The Center for Consumer Information & Insurance Oversight (CCIIO) has posted a mathematical tool that could reshape the U.S. health insurance market.
The CCIIO has released a proposed version of an actuarial value calculator that health insurers, regulators, brokers and others could use to measure how much actuarial value (AV) a health insurance plan provides.
The Patient Protection and Affordable Care Act of 2010 (PPACA) calls for health insurance market players to use actuarial value and calculations based on actuarial value to determine whether plans provide right amount of coverage to fit in the platinum, gold, silver or bronze "metal levels." The calculator cannot help a user determine whether a plan provides the minimum required level of coverage value.

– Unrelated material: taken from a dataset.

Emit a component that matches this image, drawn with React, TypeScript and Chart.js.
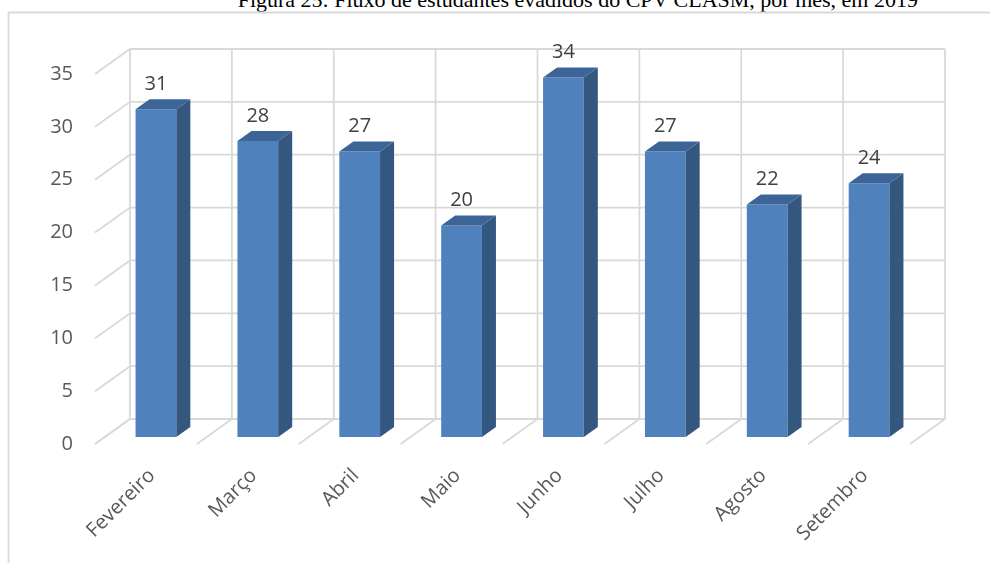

The calculator, which is formatted as a spreadsheet, includes boxes for indicating whether, for example, a plan uses an integrated medical and drug deductible, whether the plan applies a daily skilled nursing facility co-payment requirement, and whether a plan imposes a deductible on enrollees who are seeking imaging services or rehabilitative speech therapy in network.

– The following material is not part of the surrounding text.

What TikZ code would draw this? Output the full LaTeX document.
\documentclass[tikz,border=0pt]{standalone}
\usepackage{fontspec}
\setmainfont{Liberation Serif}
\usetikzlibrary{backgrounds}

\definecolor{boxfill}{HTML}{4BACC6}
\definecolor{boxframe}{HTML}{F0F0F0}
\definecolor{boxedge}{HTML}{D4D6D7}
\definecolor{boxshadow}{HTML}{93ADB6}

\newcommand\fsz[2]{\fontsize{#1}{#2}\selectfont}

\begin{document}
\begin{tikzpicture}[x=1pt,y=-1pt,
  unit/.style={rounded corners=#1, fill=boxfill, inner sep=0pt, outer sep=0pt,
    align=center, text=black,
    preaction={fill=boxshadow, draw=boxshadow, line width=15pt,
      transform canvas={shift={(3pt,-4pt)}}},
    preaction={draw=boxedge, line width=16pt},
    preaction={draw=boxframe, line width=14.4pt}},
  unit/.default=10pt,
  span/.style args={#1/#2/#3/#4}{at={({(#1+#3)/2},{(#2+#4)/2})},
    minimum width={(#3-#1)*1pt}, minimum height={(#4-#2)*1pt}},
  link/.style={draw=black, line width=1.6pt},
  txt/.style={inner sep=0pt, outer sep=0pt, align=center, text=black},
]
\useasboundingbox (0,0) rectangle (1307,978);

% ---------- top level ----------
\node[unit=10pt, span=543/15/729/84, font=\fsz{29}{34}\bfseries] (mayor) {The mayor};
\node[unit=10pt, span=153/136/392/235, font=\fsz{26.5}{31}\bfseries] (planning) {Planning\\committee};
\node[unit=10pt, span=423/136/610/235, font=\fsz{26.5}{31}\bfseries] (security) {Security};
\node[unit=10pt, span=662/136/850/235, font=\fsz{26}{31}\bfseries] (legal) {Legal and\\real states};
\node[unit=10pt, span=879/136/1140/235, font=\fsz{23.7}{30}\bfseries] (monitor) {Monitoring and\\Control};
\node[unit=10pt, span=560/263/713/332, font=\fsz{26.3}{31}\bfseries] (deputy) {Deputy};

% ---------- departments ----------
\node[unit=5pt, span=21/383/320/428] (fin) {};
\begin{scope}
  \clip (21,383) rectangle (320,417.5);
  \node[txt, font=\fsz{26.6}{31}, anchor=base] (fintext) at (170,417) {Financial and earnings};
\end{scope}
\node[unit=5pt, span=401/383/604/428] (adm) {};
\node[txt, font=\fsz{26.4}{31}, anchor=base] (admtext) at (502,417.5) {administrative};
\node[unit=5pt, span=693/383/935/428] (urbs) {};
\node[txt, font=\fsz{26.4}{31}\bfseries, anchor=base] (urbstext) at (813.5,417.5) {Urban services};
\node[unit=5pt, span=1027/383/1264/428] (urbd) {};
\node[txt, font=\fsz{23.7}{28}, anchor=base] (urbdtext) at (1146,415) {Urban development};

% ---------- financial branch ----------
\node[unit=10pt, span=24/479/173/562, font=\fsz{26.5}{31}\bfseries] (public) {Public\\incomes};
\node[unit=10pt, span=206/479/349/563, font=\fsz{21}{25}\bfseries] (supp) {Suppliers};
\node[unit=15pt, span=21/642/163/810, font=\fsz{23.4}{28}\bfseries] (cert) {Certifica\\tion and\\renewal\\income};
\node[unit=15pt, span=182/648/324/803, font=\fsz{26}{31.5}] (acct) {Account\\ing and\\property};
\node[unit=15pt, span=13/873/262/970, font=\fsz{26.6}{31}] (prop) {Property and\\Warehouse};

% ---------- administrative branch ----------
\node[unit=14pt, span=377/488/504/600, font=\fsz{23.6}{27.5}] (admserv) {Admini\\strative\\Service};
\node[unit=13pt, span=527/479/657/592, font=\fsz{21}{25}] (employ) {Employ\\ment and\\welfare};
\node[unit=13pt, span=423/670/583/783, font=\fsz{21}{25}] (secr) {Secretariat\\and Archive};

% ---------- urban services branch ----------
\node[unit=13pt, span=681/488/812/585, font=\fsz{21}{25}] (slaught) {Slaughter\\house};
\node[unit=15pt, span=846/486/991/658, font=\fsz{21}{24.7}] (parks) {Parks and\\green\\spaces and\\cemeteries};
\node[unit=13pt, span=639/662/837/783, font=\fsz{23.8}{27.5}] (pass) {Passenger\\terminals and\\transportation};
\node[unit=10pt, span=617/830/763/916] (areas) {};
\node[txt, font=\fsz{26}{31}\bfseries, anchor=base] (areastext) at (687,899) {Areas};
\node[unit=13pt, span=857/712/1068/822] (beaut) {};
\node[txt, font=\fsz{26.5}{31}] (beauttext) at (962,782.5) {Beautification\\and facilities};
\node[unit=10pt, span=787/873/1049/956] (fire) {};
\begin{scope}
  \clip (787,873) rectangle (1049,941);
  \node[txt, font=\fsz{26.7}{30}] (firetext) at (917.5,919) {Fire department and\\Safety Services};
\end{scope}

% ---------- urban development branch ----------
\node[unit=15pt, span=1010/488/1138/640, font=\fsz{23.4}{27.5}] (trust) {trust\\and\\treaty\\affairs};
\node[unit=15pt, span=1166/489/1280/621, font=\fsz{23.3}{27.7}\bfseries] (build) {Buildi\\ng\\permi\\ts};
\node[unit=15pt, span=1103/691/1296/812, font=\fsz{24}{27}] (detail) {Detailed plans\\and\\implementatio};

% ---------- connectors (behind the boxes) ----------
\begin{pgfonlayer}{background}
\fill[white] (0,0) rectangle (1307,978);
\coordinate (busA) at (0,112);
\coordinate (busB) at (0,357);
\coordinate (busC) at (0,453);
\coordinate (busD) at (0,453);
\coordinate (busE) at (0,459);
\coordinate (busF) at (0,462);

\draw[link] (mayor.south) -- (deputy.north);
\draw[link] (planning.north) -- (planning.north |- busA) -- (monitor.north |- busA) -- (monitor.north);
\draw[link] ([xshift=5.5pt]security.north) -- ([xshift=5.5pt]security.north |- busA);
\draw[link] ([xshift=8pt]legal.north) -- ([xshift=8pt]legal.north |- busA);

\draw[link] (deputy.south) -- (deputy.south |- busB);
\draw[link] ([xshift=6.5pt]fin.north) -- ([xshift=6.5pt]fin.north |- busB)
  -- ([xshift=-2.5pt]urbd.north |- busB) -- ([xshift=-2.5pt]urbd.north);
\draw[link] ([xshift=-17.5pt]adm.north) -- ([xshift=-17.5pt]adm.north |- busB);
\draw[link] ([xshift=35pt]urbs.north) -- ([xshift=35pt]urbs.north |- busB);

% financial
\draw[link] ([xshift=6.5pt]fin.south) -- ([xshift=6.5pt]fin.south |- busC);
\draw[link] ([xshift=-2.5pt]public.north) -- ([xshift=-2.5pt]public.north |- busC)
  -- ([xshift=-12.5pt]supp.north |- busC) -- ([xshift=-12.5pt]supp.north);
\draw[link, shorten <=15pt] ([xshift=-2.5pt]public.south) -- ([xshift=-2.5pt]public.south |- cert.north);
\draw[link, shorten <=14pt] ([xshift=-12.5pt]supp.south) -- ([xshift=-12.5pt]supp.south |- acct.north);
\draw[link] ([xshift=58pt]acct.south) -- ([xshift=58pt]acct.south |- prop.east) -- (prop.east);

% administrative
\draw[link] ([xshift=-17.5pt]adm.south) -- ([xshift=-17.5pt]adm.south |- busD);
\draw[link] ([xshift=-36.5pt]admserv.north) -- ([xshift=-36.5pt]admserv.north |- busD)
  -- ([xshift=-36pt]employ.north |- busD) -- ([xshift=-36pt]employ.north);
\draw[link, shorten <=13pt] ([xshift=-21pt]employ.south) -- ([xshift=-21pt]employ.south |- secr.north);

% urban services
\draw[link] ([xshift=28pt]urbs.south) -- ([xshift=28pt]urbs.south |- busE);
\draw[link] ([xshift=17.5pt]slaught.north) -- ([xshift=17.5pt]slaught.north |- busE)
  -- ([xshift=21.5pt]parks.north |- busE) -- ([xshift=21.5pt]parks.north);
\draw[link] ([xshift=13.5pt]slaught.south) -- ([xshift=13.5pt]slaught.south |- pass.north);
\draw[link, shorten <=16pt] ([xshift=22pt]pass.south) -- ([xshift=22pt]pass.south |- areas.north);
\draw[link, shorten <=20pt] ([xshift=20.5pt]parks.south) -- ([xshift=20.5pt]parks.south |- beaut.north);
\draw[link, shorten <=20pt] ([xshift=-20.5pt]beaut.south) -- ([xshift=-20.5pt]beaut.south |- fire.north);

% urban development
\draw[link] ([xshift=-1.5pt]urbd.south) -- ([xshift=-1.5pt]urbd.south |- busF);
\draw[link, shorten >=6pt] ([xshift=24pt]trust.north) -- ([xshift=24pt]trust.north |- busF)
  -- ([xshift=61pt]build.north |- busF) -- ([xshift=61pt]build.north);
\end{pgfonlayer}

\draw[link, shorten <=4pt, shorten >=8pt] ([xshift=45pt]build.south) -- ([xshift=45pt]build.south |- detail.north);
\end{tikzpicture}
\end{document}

The calculator comes with "continuance tables" or a collection of the population claims data tables used to create the calculator.
The CCIIO published the calculator and the continuance tables on its website last week.

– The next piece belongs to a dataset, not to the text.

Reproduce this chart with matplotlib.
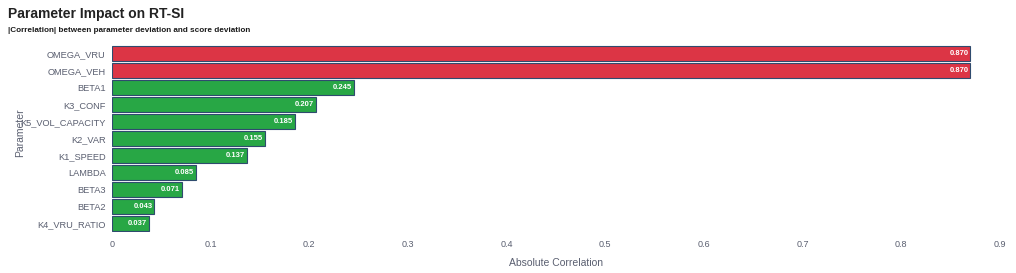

"The AV calculator will be available for both formal and informal calculations and could be used as a tool to assist in the design of health plans," according to officials at the CCIIO's parent, the U.S. Department of Health and Human Services (HHS). "The calculator will allow health plan issuers to devise a compliant plan without the burden of making the assumptions needed or paying for the analysis for an AV calculation."
PPACA PPACA opponents are still looking for ways to kill PPACA or block implementation of the law. If the law takes effect on schedule and works as drafters have predicted, the law will give individuals and small groups the ability to use new federal tax subsidies to buy prescreened coverage through "health insurance exchanges," or Web-based health insurance supermarkets, starting in late 2013, with the coverage to take effect Jan. 1, 2014.
PPACA would require many individuals to own a minimum level of coverage or else pay a penalty, and it would require most employers with at least 50 full-time equivalent employees to provide coverage or else pay a "shared responsibility" penalty.